Density Calculator
Calculate density, mass, or volume using the density formula D = M/V. Solve for any variable and convert between common density units.
Density = Mass ÷ Volume
Density measures how much mass is packed into a given volume, and the relationship is captured by one simple formula: density (ρ) = mass (m) ÷ volume (V). Rearranged, mass = ρ × V, and volume = m ÷ ρ — so knowing any two of the three lets you find the third, which is what this calculator does. The crucial discipline is consistent units: if mass is in kilograms and volume in cubic metres, density comes out in kg/m³; if mass is in grams and volume in cubic centimetres, you get g/cm³. Mixing units (grams with cubic metres, say) is the single most common source of error. Water is the natural reference point, with a density of 1 g/cm³, which is exactly 1000 kg/m³ — a handy conversion to remember, since the two unit systems differ by a factor of 1000. A worked example: a metal block with a mass of 540 g and a volume of 200 cm³ has a density of 540 ÷ 200 = 2.7 g/cm³, which identifies it as aluminium. Density is an intrinsic property of a material — it doesn't depend on how much of the substance you have — so it's a reliable way to identify materials and predict how they'll behave in fluids.
Common Densities
Knowing typical densities helps you sanity-check results and identify materials. Water sits at 1 g/cm³ by definition (at 4°C, its densest point). Ice is 0.92 g/cm³ — less dense than liquid water, which is why ice floats and, unusually, why water expands when it freezes (most substances contract when solid). Common metals: aluminium is 2.7 g/cm³, iron and steel around 7.9 g/cm³, lead 11.3 g/cm³, and gold a remarkable 19.3 g/cm³ — nearly twice the density of lead, which is why a small gold bar feels surprisingly heavy. At the other extreme, air is just 0.0012 g/cm³ (about 1.2 kg/m³), roughly 800 times less dense than water. Wood varies widely (0.4–0.9 g/cm³) depending on species and moisture, and most types float. These values let you estimate: if you calculate a density of around 8 g/cm³ for an unknown metal object, it's likely steel rather than aluminium or gold. Densities also shift slightly with temperature (substances generally expand and become less dense when heated) and, for gases, dramatically with pressure — which is why gas densities are always quoted with their conditions.
Floating and Sinking
Whether an object floats or sinks comes down to a simple comparison: an object floats if its average density is less than the density of the fluid it's placed in, and sinks if it's greater. This is Archimedes' principle in everyday terms — a floating object displaces a weight of fluid equal to its own weight. A block of solid steel sinks in water because steel (7.9 g/cm³) is far denser than water (1 g/cm³). Yet a steel ship floats, which seems paradoxical until you consider average density: the ship is mostly hollow, full of air, so its overall density (the steel hull plus all the enclosed air) is less than water's, and it floats. This is why a ship sinks if it floods — water replaces the air, raising the average density above that of water. The same principle explains why a helium balloon rises (helium plus the balloon is less dense than air), why ice floats (0.92 vs 1 g/cm³, leaving about 90% submerged — hence the 'tip of the iceberg'), and why oil floats on water (oil is less dense). For objects denser than the fluid, shape doesn't help unless it traps enough air to lower the average density — the principle behind boats, life jackets, and buoyancy aids.

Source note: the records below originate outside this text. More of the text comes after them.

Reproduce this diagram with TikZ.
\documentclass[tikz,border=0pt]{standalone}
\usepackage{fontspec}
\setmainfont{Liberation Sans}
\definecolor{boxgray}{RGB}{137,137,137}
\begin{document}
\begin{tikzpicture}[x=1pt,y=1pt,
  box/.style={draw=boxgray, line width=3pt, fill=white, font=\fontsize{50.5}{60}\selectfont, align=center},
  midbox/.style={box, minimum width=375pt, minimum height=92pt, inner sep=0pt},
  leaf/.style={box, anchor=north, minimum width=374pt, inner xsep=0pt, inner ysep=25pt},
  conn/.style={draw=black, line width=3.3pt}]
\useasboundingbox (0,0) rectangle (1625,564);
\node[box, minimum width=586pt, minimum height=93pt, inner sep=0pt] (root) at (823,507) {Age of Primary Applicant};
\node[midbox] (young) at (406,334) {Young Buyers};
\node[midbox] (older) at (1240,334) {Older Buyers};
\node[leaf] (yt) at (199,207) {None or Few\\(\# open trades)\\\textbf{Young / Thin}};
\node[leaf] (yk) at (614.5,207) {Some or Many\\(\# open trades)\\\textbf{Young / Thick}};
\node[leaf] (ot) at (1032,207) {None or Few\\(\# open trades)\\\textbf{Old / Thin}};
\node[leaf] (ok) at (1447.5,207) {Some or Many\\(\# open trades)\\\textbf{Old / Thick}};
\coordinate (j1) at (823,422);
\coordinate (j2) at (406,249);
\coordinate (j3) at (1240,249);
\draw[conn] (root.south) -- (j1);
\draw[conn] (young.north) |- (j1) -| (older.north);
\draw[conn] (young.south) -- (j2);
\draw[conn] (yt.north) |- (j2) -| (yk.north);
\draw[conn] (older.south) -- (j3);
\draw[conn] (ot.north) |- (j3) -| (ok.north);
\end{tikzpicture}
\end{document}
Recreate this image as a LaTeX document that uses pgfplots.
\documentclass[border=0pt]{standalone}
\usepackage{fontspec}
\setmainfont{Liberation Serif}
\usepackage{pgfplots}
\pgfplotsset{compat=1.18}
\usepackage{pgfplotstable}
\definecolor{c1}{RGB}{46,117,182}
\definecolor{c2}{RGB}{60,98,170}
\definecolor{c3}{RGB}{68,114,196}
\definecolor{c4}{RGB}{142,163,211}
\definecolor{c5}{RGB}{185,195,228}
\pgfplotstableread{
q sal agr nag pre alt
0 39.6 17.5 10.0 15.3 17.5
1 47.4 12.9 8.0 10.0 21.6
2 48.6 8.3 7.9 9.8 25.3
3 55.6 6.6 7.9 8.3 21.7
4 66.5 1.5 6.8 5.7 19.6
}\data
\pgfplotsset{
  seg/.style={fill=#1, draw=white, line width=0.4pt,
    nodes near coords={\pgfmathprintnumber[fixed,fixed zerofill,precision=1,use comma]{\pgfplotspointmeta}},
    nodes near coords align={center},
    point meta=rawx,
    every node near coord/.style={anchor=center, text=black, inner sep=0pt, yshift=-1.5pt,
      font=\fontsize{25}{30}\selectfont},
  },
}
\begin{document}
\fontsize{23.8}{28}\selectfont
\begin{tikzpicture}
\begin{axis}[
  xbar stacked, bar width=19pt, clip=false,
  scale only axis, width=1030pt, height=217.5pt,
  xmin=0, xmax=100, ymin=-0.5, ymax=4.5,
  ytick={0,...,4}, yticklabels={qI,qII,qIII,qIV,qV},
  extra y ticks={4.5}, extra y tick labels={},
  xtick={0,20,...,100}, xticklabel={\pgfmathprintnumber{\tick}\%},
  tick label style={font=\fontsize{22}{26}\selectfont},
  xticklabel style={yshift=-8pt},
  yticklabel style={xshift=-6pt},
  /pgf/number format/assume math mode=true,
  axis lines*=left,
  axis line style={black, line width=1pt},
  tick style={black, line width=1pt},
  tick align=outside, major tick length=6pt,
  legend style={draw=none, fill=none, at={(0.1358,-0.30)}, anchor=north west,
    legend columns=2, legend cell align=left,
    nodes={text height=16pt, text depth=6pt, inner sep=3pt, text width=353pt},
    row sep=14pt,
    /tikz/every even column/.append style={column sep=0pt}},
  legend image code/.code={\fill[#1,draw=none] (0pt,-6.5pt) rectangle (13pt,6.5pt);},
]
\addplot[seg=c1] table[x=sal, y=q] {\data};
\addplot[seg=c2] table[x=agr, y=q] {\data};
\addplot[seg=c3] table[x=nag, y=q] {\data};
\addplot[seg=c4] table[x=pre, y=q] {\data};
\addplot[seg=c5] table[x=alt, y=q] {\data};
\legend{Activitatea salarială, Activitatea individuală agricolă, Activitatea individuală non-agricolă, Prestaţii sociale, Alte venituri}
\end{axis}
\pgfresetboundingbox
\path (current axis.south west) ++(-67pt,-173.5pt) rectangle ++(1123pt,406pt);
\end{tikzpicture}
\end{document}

Units and Significant Figures
Science calculations require consistent units throughout, and density problems are especially prone to unit mistakes. Mixed units — some values in metres, others in centimetres — are the most common source of errors, so before substituting into any formula, check whether everything is in a consistent system. Working in SI units (kilograms, metres, seconds, kelvin) gives kg/m³; working in grams and cubic centimetres gives g/cm³; just don't mix them, and convert first if needed (remember 1 g/cm³ = 1000 kg/m³). Significant figures matter too: your answer should not be quoted to more precision than the least precise measurement used. If you measured mass to 3 significant figures and volume to 2, the density should be given to 2 significant figures — claiming more implies a precision you didn't have. For very large or very small numbers, scientific notation (e.g. 1.2 × 10⁻³ g/cm³ for air) avoids ambiguity about significant figures and is far clearer than long strings of zeros. When measuring volume of an irregular object, water displacement (the rise in water level when submerged) is a practical method, and for regular shapes use the geometric formula. Always double-check that your final density is physically reasonable by comparing it against known values.